The Unachievable | Teen Ink

The Unachievable

October 16, 2018
By Anonymous

The pressure is suffocating. The expectations unreal. Trading in veins for wires, blood for oil, heart for a motor, and skin for steel. Mistakes are not real and if made, all the pressure on you comes raining down, flattening you into someone else. This new you is not your old you, it is a timid, disheartening you. As the criticism is being engraved into you, your mind traces the carvings of the old ones. Mentally wincing at every word being said, but showing no reaction physically. The thing that is expected can never be obtained.

It is not an uncommon action for people to picture the “perfect” object, plan, person, and so on. The downside of picturing perfection is that it can never be achieved. For example, a small dog is the perfect pet for some people, on the other hand, a big dog or even a cat is the perfect pet. The pressure that is flattening me is having to be “perfect” and it is not the least amount of fun. My coaches, teammates, family, and some friends are the people that weigh down the load of having to be flawless the most.

When I make a mistake on the basketball court, I usually get yelled at or subbed out for just one tiny mistake in the span of a whole game. It is not just me though, my other teammates get the same treatment, unless the coach knows they have to expect that result of the person every time. When I am on the basketball court, I get this gut wrenching feeling and the moments seem to haunt me. The air is heavy with the warm breath of people. The constant pounding noise echoes throughout the gym. The shrill of a whistle is heard and is followed by complaints of why it sounded. The announcer's voice roars over the thunder of the crowd. Yells from parents and friends fuse into one single shout. The buzzer blares and the clock is set for half-time. Jogging over to the bench sends my heartbeat awry and launches my heart into my throat. The beads of sweat streaming down my face do not go away after I wipe them with the dry-fit material of my jersey. When I arrive to the bench, I can feel my ponytail sagging and the tightness of my pre-wrap. I watch as the rest of my team sits down on the bench. My coach approaches us, it is obvious that he is pinning down his anger. His pearly white teeth pop out against his dark chocolate brown skin. He gets straight to the point of telling us what we did wrong and how we can improve it. Slowly, his voice starts to rise into rage filled shouting. He loses control and tightens his hold on the play-board, his knuckles turning white. His eyes dart from person to person, criticizing every part of what they left on the court. He straightens up and takes a sharp turn to face the court, suprsinginly still gripping the board. He did not let it fly this time. He turns back to us and my eyes are drawn to the sweat starting to form on his forehead. We know he loves us and is just trying to enhance our IQ of the game and strengthen our weak points, but the constant hammering of the criticism mentally wears us out. You would never think that this man is the most kindest and loving person I know.
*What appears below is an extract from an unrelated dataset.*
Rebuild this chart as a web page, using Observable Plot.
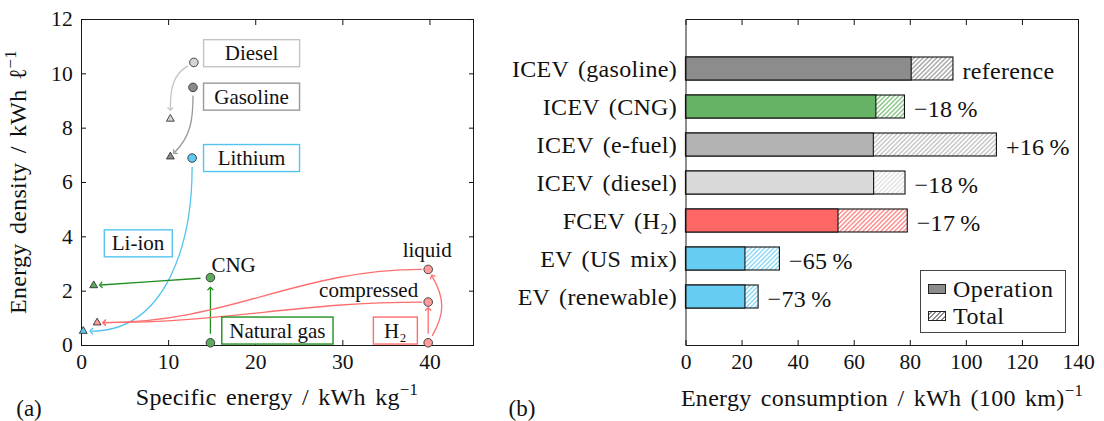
<!DOCTYPE html>
<html>
<head>
<meta charset="utf-8">
<script src="https://cdn.jsdelivr.net/npm/d3@7"></script>
<script src="https://cdn.jsdelivr.net/npm/@observablehq/plot@0.6"></script>
<style>
  html, body { margin: 0; background: #fff; }
  #fig { position: relative; width: 1104px; height: 421px; overflow: hidden;
         font-family: "Liberation Serif", serif; color: #111; }
  #fig > svg { position: absolute; top: 0; overflow: visible; }
  .t { position: absolute; white-space: nowrap; line-height: 1; transform: translate(-50%, -50%);
       font-size: 24px; letter-spacing: 0.3px; word-spacing: 3px; }
  .t.rot { transform: translate(-50%, -50%) rotate(-90deg); }
  .t sup { font-size: 0.7em; line-height: 0; vertical-align: baseline; position: relative; top: -0.6em; }
  .tag { position: absolute; font-size: 23px; line-height: 1; transform: translate(-50%, -50%); }
  g[aria-label="y-axis tick label"] { letter-spacing: 0.3px; word-spacing: 3px; }
  #legend { position: absolute; left: 920px; top: 270px; width: 146px; height: 63px; box-sizing: border-box;
            border: 1px solid #444; background: #fff; font-size: 24px; letter-spacing: 0.5px; }
  #legend .row { position: absolute; left: 7px; height: 26px; line-height: 26px; display: flex; align-items: center; }
  #legend .sw { width: 18px; height: 10px; box-sizing: border-box; border: 1px solid #222; margin-right: 7px; }
</style>
</head>
<body>
<div id="fig">
  <div class="t" style="left:277px; top:397px">Specific energy / kWh kg<sup>−1</sup></div>
  <div class="t rot" style="left:18px; top:182px">Energy density / kWh ℓ<sup>−1</sup></div>
  <div class="t" style="left:882px; top:398px">Energy consumption / kWh (100 km)<sup>−1</sup></div>
  <div class="tag" style="left:29px; top:408px">(a)</div>
  <div class="tag" style="left:522px; top:408px">(b)</div>
</div>
<script>
// ---------- panel (a): energy carriers and their storage systems ----------
const mediaNames    = ["Diesel", "Gasoline", "Lithium", "CNG", "Natural gas", "liquid H₂", "compressed H₂", "H₂"];
const mediaSpecific = [12.9, 12.8, 12.7, 14.8, 14.8, 39.8, 39.8, 39.8];      // kWh/kg
const mediaDensity  = [10.42, 9.5, 6.9, 2.5, 0.1, 2.8, 1.6, 0.1];           // kWh/l
const mediaFamily   = ["diesel", "gasoline", "lithium", "gas", "gas", "h2", "h2", "h2"];

const systemNames    = ["Diesel tank", "Gasoline tank", "Li-ion pack", "CNG tank", "H₂ tank"];
const systemSpecific = [10.2, 10.2, 0.2, 1.4, 1.8];
const systemDensity  = [8.34, 6.95, 0.53, 2.21, 0.84];
const systemFamily   = ["diesel", "gasoline", "lithium", "gas", "h2"];

// which carrier turns into which (storage, compression, liquefaction)
const conversionFrom = ["Diesel", "Gasoline", "Lithium", "CNG", "Natural gas", "H₂", "H₂", "liquid H₂", "compressed H₂"];
const conversionTo   = ["Diesel tank", "Gasoline tank", "Li-ion pack", "CNG tank", "CNG", "compressed H₂", "liquid H₂", "H₂ tank", "H₂ tank"];

// ---------- panel (b): vehicle energy consumption ----------
const vehicles  = ["ICEV (gasoline)", "ICEV (CNG)", "ICEV (e-fuel)", "ICEV (diesel)", "FCEV (H₂)", "EV (US mix)", "EV (renewable)"];
const operation = [80.5, 67.9, 67.0, 67.1, 54.4, 21.2, 21.2];     // kWh per 100 km
const total     = [95.4, 78.1, 110.9, 78.3, 79.1, 33.5, 25.9];    // kWh per 100 km
const xTicksB   = [0, 20, 40, 60, 80, 100, 120, 140];
const xTicksA   = [0, 10, 20, 30, 40];
const yTicksA   = [0, 2, 4, 6, 8, 10, 12];

// ---------- styling ----------
const familyStyle = {
  diesel:   {fill: "#d4d4d4", line: "#c4c4c4"},
  gasoline: {fill: "#8a8a8a", line: "#999999"},
  lithium:  {fill: "#5ec9f2", line: "#55c4ef"},
  gas:      {fill: "#5aab5a", line: "#1f8f1f"},
  h2:       {fill: "#ff9c9c", line: "#ff6e6e"}
};
const vehicleColor = ["#8c8c8c", "#66b366", "#b3b3b3", "#d9d9d9", "#ff6666", "#66ccf2", "#66ccf2"];

// arrow geometry: leaving / arriving angles (degrees, counter-clockwise) and gaps in px
const arrowShape = [
  {out: 210, in: 90, trimStart: 7, trimEnd: 10},
  {out: 270, in: 45, trimStart: 8, trimEnd: 6},
  {out: 270, in: 0, trimStart: 9, trimEnd: 8},
  {trimStart: 10, trimEnd: 7},
  {trimStart: 9, trimEnd: 11},
  {trimStart: 9, trimEnd: 7},
  {out: 60, in: -60, trimStart: 8, trimEnd: 8, looseness: 1.1},
  {out: 180, in: 0, trimStart: 6, trimEnd: 7},
  {out: 180, in: 0, trimStart: 6, trimEnd: 7}
];

// callout placement in data coordinates
const callouts = [
  {text: "Diesel", x: 19.52, y: 10.75, family: "diesel", boxed: true, minWidth: 96},
  {text: "Gasoline", x: 19.52, y: 9.15, family: "gasoline", boxed: true, minWidth: 96},
  {text: "Lithium", x: 19.52, y: 6.89, family: "lithium", boxed: true, minWidth: 96},
  {text: "Li-ion", x: 6.49, y: 3.75, family: "lithium", boxed: true},
  {text: "Natural gas", x: 22.49, y: 0.54, family: "gas", boxed: true},
  {text: "H₂", x: 36.03, y: 0.54, family: "h2", boxed: true, minWidth: 44},
  {text: "CNG", x: 17.46, y: 2.95},
  {text: "liquid", x: 39.68, y: 3.5},
  {text: "compressed", x: 32.96, y: 2.03}
];

// ---------- data tables ----------
const media = mediaNames.map((name, i) => ({name, specific: mediaSpecific[i], density: mediaDensity[i], family: mediaFamily[i]}));
const systems = systemNames.map((name, i) => ({name, specific: systemSpecific[i], density: systemDensity[i], family: systemFamily[i]}));
const lookup = new Map([...media, ...systems].map(d => [d.name, d]));
const conversions = conversionFrom.map((from, i) => {
  const a = lookup.get(from), b = lookup.get(conversionTo[i]);
  return {x1: a.specific, y1: a.density, x2: b.specific, y2: b.density, family: a.family, shape: arrowShape[i]};
});
const rows = vehicles.map((vehicle, i) => {
  const change = Math.round((total[i] / total[0] - 1) * 100);
  return {
    vehicle, operation: operation[i], total: total[i], color: vehicleColor[i], hatch: `url(#hatch-${i})`,
    label: i === 0 ? "reference" : `${change > 0 ? "+" : "−"}${Math.abs(change)}\u2009%`
  };
});

// A cubic Bézier between two points with given leaving/arriving directions;
// without angles it runs straight along the chord. Ends are pulled in by a few px.
function bentCurve({out = null, in: inn = null, trimStart = 0, trimEnd = 0, looseness = 1} = {}) {
  const rad = Math.PI / 180;
  return (context) => {
    let pts = [];
    return {
      areaStart() {}, areaEnd() {},
      lineStart() { pts = []; },
      point(x, y) { pts.push([+x, +y]); },
      lineEnd() {
        let [x0, y0] = pts[0], [x1, y1] = pts[pts.length - 1];
        const chord = Math.atan2(-(y1 - y0), x1 - x0) / rad;
        const a = out == null ? chord : out, b = inn == null ? chord + 180 : inn;
        const ua = [Math.cos(a * rad), -Math.sin(a * rad)], ub = [Math.cos(b * rad), -Math.sin(b * rad)];
        x0 += trimStart * ua[0]; y0 += trimStart * ua[1];
        x1 += trimEnd * ub[0]; y1 += trimEnd * ub[1];
        const d = 0.3915 * looseness * Math.hypot(x1 - x0, y1 - y0);
        context.moveTo(x0, y0);
        context.bezierCurveTo(x0 + d * ua[0], y0 + d * ua[1], x1 + d * ub[0], y1 + d * ub[1], x1, y1);
      }
    };
  };
}

const fontStyle = {fontFamily: "'Liberation Serif', serif", fontSize: "21.5px", color: "#111", background: "transparent", overflow: "visible"};

const panelA = Plot.plot({
  width: 490, height: 421,
  marginLeft: 81, marginRight: 17, marginTop: 19, marginBottom: 76,
  style: fontStyle,
  x: {domain: [0, 45]},
  y: {domain: [0, 12]},
  color: {type: "identity"},
  marks: [
    Plot.frame({stroke: "#1a1a1a"}),
    Plot.axisX(xTicksA, {anchor: "bottom", tickSize: -5, tickPadding: 13, label: null}),
    Plot.axisX(xTicksA, {anchor: "top", tickSize: -5, tickFormat: () => "", label: null}),
    Plot.axisY(yTicksA, {anchor: "left", tickSize: -5, tickPadding: 13.5, label: null}),
    Plot.axisY(yTicksA, {anchor: "right", tickSize: -5, tickFormat: () => "", label: null}),
    ...conversions.map(c => Plot.link([c], {
      x1: "x1", y1: "y1", x2: "x2", y2: "y2",
      stroke: familyStyle[c.family].line, strokeWidth: 1.3,
      curve: bentCurve(c.shape), markerEnd: "arrow"
    })),
    Plot.dot(systems, {x: "specific", y: "density", symbol: "triangle", r: 2.9,
      fill: d => familyStyle[d.family].fill, stroke: "#333", strokeWidth: 0.9}),
    Plot.dot(media, {x: "specific", y: "density", r: 4.3,
      fill: d => familyStyle[d.family].fill, stroke: "#333", strokeWidth: 0.9}),
    Plot.text(callouts, {x: "x", y: "y", text: "text", fontSize: 21, fill: "#111"})
  ]
});

const panelB = Plot.plot({
  width: 614, height: 421,
  marginLeft: 195.5, marginRight: 26, marginTop: 19, marginBottom: 76,
  style: fontStyle,
  x: {domain: [0, 140]},
  y: {domain: vehicles, paddingInner: 0.4, paddingOuter: 0.9},
  color: {type: "identity"},
  marks: [
    Plot.barX(rows, {y: "vehicle", x: "total", fill: "hatch", stroke: "#111", strokeWidth: 1.1}),
    Plot.barX(rows, {y: "vehicle", x: "operation", fill: "color", stroke: "#111", strokeWidth: 1.1}),
    Plot.text(rows, {y: "vehicle", x: "total", text: "label", textAnchor: "start", dx: 9, dy: 2, fontSize: 24, fill: "#111"}),
    Plot.frame({stroke: "#1a1a1a"}),
    Plot.axisX(xTicksB, {anchor: "bottom", tickSize: -5, tickPadding: 13, label: null}),
    Plot.axisX(xTicksB, {anchor: "top", tickSize: -5, tickFormat: () => "", label: null}),
    Plot.axisY({anchor: "left", tickSize: 0, tickPadding: 9, fontSize: 24, label: null})
  ]
});

// hatch patterns for the "total" share of each bar
const defs = d3.select(panelB).insert("defs", ":first-child");
vehicleColor.forEach((c, i) => {
  const p = defs.append("pattern").attr("id", `hatch-${i}`).attr("patternUnits", "userSpaceOnUse")
    .attr("width", 3.2).attr("height", 3.2).attr("patternTransform", "rotate(45)");
  p.append("rect").attr("width", 3.2).attr("height", 3.2).attr("fill", "#fff");
  p.append("line").attr("x1", 1.6).attr("x2", 1.6).attr("y1", 0).attr("y2", 3.2)
    .attr("stroke", c).attr("stroke-width", 1.1);
});

const fig = document.getElementById("fig");
panelA.style.left = "0px";
panelB.style.left = "490px";
fig.append(panelA, panelB);

// framed callouts: a white box with a coloured border behind each boxed label
const boxedByText = new Map(callouts.filter(d => d.boxed).map(d => [d.text, d]));
panelA.querySelectorAll("text").forEach(t => {
  const d = boxedByText.get(t.textContent);
  if (!d) return;
  const bb = t.getBBox(), padX = 7.5, padY = 1.5;
  const w = Math.max(bb.width + 2 * padX, d.minWidth || 0);
  const r = document.createElementNS("http://www.w3.org/2000/svg", "rect");
  r.setAttribute("x", bb.x + bb.width / 2 - w / 2);
  r.setAttribute("y", bb.y - padY);
  r.setAttribute("width", w);
  r.setAttribute("height", bb.height + 2 * padY);
  r.setAttribute("fill", "#fff");
  r.setAttribute("stroke", familyStyle[d.family].line);
  r.setAttribute("stroke-width", 1.4);
  const tr = t.getAttribute("transform");
  if (tr) r.setAttribute("transform", tr);
  t.parentNode.insertBefore(r, t);
});

// slightly wider setting for the change labels
const changeLabels = new Set(rows.map(d => d.label));
panelB.querySelectorAll("text").forEach(t => {
  if (changeLabels.has(t.textContent)) t.style.letterSpacing = "0.3px";
});

// legend
const legend = document.createElement("div");
legend.id = "legend";
legend.innerHTML =
  `<div class="row" style="top:4.5px"><span class="sw" style="background:${vehicleColor[0]}"></span>Operation</div>` +
  `<div class="row" style="top:31.5px"><span class="sw" style="background:repeating-linear-gradient(135deg, #fff 0 1px, ${vehicleColor[0]} 1px 2.2px, #fff 2.2px 3.2px)"></span>Total</div>`;
fig.append(legend);
</script>
</body>
</html>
This expectation of perfection does not only apply to just my sports, it applies to the place where I should be able to be myself and relax after a stress filled day. The warm scent of vanilla hits you as you walk in the door. The barking of a dog can be heard and his followed by the pitter patter of its paws. A black streak can be seen sliding across the cool tile floor and then a white and brown dog saunters after it. Two dogs jump up and one wags its tail as the other wiggles its butt. After being happy and distracted by the two cute canines, the realization of where I am sends a quick message to my brain. Swiftly, I make my way up to my room with my bookbag on my back and my book or books in hand. I lunge myself up the stairs, skipping a step everytime I extend my leg upwards and out. I take a tight turn to my left as I hit the second floor. I shut my door before anyone can say anything and I make sure to lock it. I plop down on my bed, relieved that I made it to my oasis without any problems. I am scared to face the criticism at my house and take cover in my room. I know that I cannot hide in my room forever, but it gives me a small time frame of being away from all the pressure I feel. Having to be perfect in my parents eyes has the biggest toll on my mind and body. For example, if I get one bad test grade, which is anything less than an A, they get frustrated and go on about everything I should not have been doing and giving random and not even relevant reasons on why I did so bad. When my sister gets a bad grade, they acknowledge it was bad and they just say stuff like do better next time. I do not want to be coddled, but there are breaking points and humans can only take so much, we are not machines.

Overall, perfection can never be reached and should not be a standard for anything or anyone. I have stopped doing travel basketball, so the stress of that has been stripped away. I still face having to make no mistakes at soccer however, my coach is more understanding and does not get mad at us for mistakes every time, just most of the time. My house is not as rough anymore because I have been defending myself against it and have learned to block out most of the criticism, even though it is still hard to hear it. I have had so much criticism and pressure loaded onto my shoulders that over the years, it has slowly chipped away at my self confidence. In the end, I am slowly building my self confidence back up and applying criticism that is meant to help me to my day-to-day life.